In which citizen Ron goes through the necessary rigmarole in order to have his influence on US immigration policy.
Citizens will be seduced into participating in deeply-informed public debates about national issues.
- Immigration History, 1900 to present
- Why Mexicans and Central and South Americans Want to Emigrate
- Basic Policy Tradeoffs
- The Arguments for the Current Immigration Limits
- The Arguments for Greater Restriction
On average, participating citizens have required three hours of study to be able to pass the test. However, some citizens have aimed for fuller understanding and have devoted ten or more hours to study.
"Not likely!" Ron said to himself. "I already know how I'm voting."
The national plebiscite was not legally binding. Any citizen could participate if they passed the relevant issue test. But Ron had been specially solicited as an underrepresented category, and enticed with a tax credit if he'd participate. He was dismissive at first, but became more and more excited as he thought about it. Quarterly plebiscite results were prominently publicized, and they strongly influenced legislative decisions; and so the thought of making a difference sounded appealing to Ron.
He began the study resource with a bit of trepidation, but quickly saw that it was not "academicky" and not too stressful. The first section about immigration history included narrated video (with occasional reflection questions posed), and graphical representations of immigration levels from all over the world over time.
When he finished the first section, he noticed that he was allowed to look at the full text of the actual plebiscite question even if he had not yet passed the test. He pulled it up, and saw that there were two choices. Underneath each choice were different reasons which he would eventually be asked to force-rank.
( ) It is the right ethical or humanitarian thing to do
( ) The United States should be seen as a welcoming place
( ) It's beneficial to my business/my industry because we need more workers
( ) I would like to see more people like me in the United States
( ) Other: [ ]
( ) Some immigration is fine but a much slower pace is better for everyone
( ) Mexicans, Central Americans, and South Americans do not assimilate well into the US
( ) The continued influx is slowly destroying our unique US culture
( ) Permitting immigration encourages high birth rates in these countries
( ) Other [ ]
Ron was excited about the "Decrease" reasons, all of which sounded compelling to him. Which would he rank the highest? He liked the "destroying culture" one, but wondered whether that was racist—Barry certainly wouldn’t think so. Ron had a momentary flash of paranoia about whether the polling was really anonymous like they said.
He pushed that thought aside, and wondered next whether there was a way to skip all the study and go straight for the finish. He found and selected a promising-looking option, and got this response:
You may elect to attempt the test of understanding now. However, you have only completed 30 minutes of study so far. Participants who elect to take the test with less than two hours of study receive a more difficult test. Would you like to proceed now with a more difficult test?

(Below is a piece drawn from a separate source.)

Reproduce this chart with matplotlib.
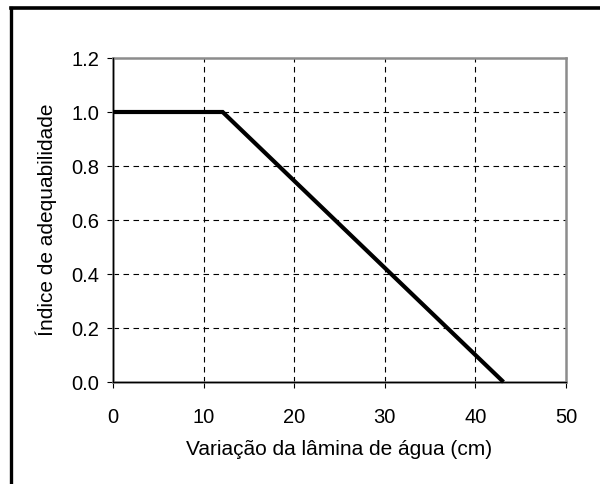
import matplotlib
matplotlib.use("Agg")
import matplotlib.pyplot as plt
from matplotlib.lines import Line2D

plt.rcParams['font.family'] = ['Liberation Sans', 'DejaVu Sans']

x_vals = [0, 12.1, 43.1]
y_vals = [1.0, 1.0, 0.0]
x_ticks = [0, 10, 20, 30, 40, 50]
y_ticks = [0.0, 0.2, 0.4, 0.6, 0.8, 1.0, 1.2]

W, H = 600, 484
fig = plt.figure(figsize=(6, 4.84), dpi=100)
ax = fig.add_axes([113/W, 1 - 382/H, 453/W, 324/H])

ax.set_xlim(0, 50)
ax.set_ylim(0, 1.2)
ax.set_xticks(x_ticks)
ax.set_yticks(y_ticks)
ax.set_xticklabels([str(t) for t in x_ticks])
ax.set_yticklabels([f"{t:.1f}" for t in y_ticks])

for v in x_ticks[1:-1]:
    ax.axvline(v, color='black', lw=0.8, ls=(0, (5, 4)), zorder=1)
for v in y_ticks[1:-1]:
    ax.axhline(v, color='black', lw=0.8, ls=(0, (5, 4)), zorder=1)

for s in ax.spines.values():
    s.set_color('#8c8c8c')
    s.set_linewidth(1.8)

ax.axvline(0, color='black', lw=0.9, zorder=3, clip_on=False)
ax.axhline(0, color='black', lw=0.9, zorder=3, clip_on=False)

ax.plot(x_vals, y_vals, color='black', lw=3.0, zorder=4, clip_on=False,
        solid_capstyle='butt', solid_joinstyle='miter')

ax.tick_params(direction='out', length=4, width=0.8, color='black',
               labelsize=14.5)
ax.tick_params(axis='x', pad=15)
ax.tick_params(axis='y', pad=6)

ax.set_xlabel('Variação da lâmina de água (cm)', fontsize=15, labelpad=9)
ax.set_ylabel('Índice de adequabilidade', fontsize=15, labelpad=10)

# outer frame (top and left edges)
fig.add_artist(Line2D([10.5/W, 10.5/W], [0, 1 - 7.5/H], color='black', lw=2.4,
                      transform=fig.transFigure, solid_capstyle='projecting'))
fig.add_artist(Line2D([10.5/W, 1], [1 - 7.5/H, 1 - 7.5/H], color='black', lw=2.6,
                      transform=fig.transFigure, solid_capstyle='projecting'))

fig.savefig('out.png', dpi=100)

Ron wondered how many times the test could be attempted, and thought about researching this question more deeply. But he decided that he was enjoying the activity enough, and so he said "Not now."

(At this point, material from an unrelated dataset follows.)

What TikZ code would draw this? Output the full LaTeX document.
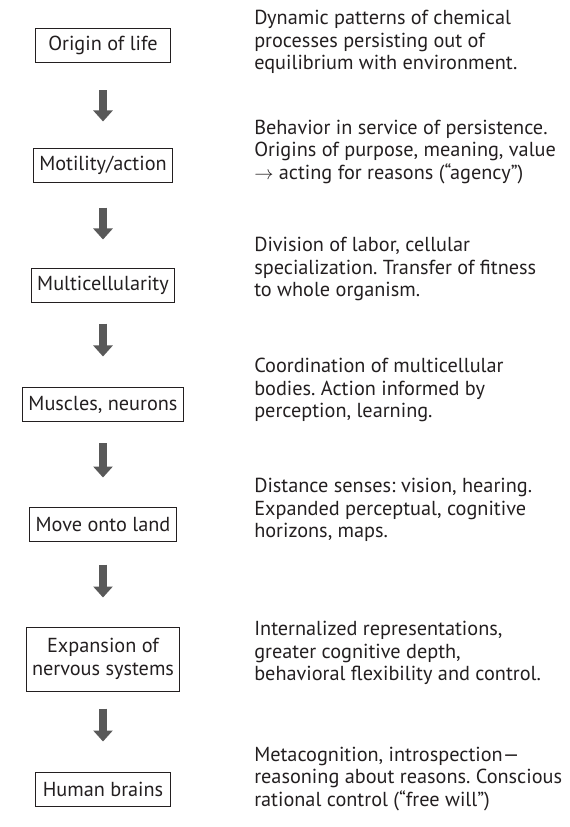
\documentclass[tikz,border=0pt]{standalone}
\usepackage{fontspec}
\setmainfont{PT Sans}
\usetikzlibrary{arrows.meta}
\definecolor{txt}{HTML}{231F20}
\definecolor{arrowgray}{HTML}{595959}
\newcommand\figfont{\fontsize{15.2pt}{17pt}\selectfont\frenchspacing}
\tikzset{
  stagebox/.style={draw=txt, line width=0.75pt, text=txt, align=center,
    inner xsep=4.5pt, inner ysep=0pt, minimum width=101.25pt, minimum height=25.5pt,
    font=\figfont},
  desc/.style={anchor=west, align=left, inner sep=0pt, text=txt, font=\figfont},
  bigarrow/.style={draw=arrowgray, line width=6pt,
    -{Triangle[width=14.25pt,length=8.25pt]}}
}
\begin{document}
\begin{tikzpicture}[x=0.75pt,y=-0.75pt]
\useasboundingbox (0,0) rectangle (570,827);
% boxes
\node[stagebox] (b1) at (103,45.5) {Origin of life};
\node[stagebox] (b2) at (103,165.5) {Motility/action};
\node[stagebox] (b3) at (103,285) {Multicellularity};
\node[stagebox] (b4) at (103,404.5) {Muscles, neurons};
\node[stagebox] (b5) at (103,524.5) {Move onto land};
\node[stagebox, minimum height=48pt] (b6) at (103,659) {Expansion of\\nervous systems};
\node[stagebox] (b7) at (103,789) {Human brains};
% arrows
\draw[bigarrow, shorten <=20.6pt, shorten >=19.9pt] (b1.south) -- (b2.north);
\draw[bigarrow, shorten <=18.4pt, shorten >=21pt] (b2.south) -- (b3.north);
\draw[bigarrow, shorten <=15.75pt, shorten >=22.9pt] (b3.south) -- (b4.north);
\draw[bigarrow, shorten <=16.1pt, shorten >=22.1pt] (b4.south) -- (b5.north);
\draw[bigarrow, shorten <=16.9pt, shorten >=21.75pt] (b5.south) -- (b6.north);
\draw[bigarrow, shorten <=12.75pt, shorten >=22.5pt] (b6.south) -- (b7.north);
% descriptions
\node[desc] (d1) at (254,42) {Dynamic patterns of chemical\\processes persisting out of\\equilibrium with environment.};
\node[desc] (d2) at (254,152) {Behavior in service of persistence.\\Origins of purpose, meaning, value\\$\rightarrow$ acting for reasons (“agency”)};
\node[desc] (d3) at (254,269) {Division of labor, cellular\\specialization. Transfer of fitness\\to whole organism.};
\node[desc] (d4) at (254,390) {Coordination of multicellular\\bodies. Action informed by\\perception, learning.};
\node[desc] (d5) at (254,510) {Distance senses: vision, hearing.\\Expanded perceptual, cognitive\\horizons, maps.};
\node[desc] (d6) at (254,653) {Internalized representations,\\greater cognitive depth,\\behavioral flexibility and control.};
\node[desc] (d7) at (254,779) {Metacognition, introspection—\\reasoning about reasons. Conscious\\rational control (“free will”)};
\end{tikzpicture}
\end{document}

In the section about would-be immigrants, he learned about the drastic (in fact, 6X) difference in median income for the US versus the source countries, and heard experts describe how much richer immigrants become when they move to the US. Ron honestly had never wondered much about these people's motivations, but, upon reflection, he accepted now that money was the central driver.
The study resource profiled three different families who were trying to immigrate, and a Hispanic-looking professor interviewed members of each of them. Ron thought the families were "cute," which made him a little grumpy because he did not like being manipulated emotionally. Not that it was going overboard or anything…
Democratic accountability is critical. But democracy is complicated, and often doesn't work as advertised. Voters are manipulated by attack ads, and turnout is often low. The democratic process is influenced too much by wealth and by special interests. Public interests that lack a focused constituency get little legislative attention.
Greater voter engagement could help. Two factors are important: the number of voters who pay attention to the issues, and the degree to which their thinking is rooted in reality and in historical perspective.
Plebiscites are one potential tactic. Critics of the idea might ask: should ignorant voters' prejudices govern society? Certainly not. But there are many variants of plebiscites, polling, and public deliberation that are both imaginable and financially feasible.
The idea depicted in this scene combines polling with learning to create a high-profile national discussion that's both substantial and inclusive. It could simultaneously achieve several aims: spreading knowledge about issues and awareness that there are other sides to an issue; capturing national interest; reducing citizens’ sense of isolation; capturing reasons for citizens' positions rather than just positions; providing data for legislators; and, above all, expanding voter engagement with issues, at an enlightened level.
For democracy to work better, society and government will need to find scalable ways to motivate citizens to use some of their valuable time and energy to study high-quality information about the issues. Reading or watching the news won't accomplish this. Simply publishing free educational material won't either. Strategies are needed that will make it exciting, easy, and authentic.
I can hear naysayers. "It's better if non-engaged citizens don't vote." "The educational materials will inevitably be biased." "It's the radical citizens, and even trolls, who will dominate the plebiscite." All of these things are addressable.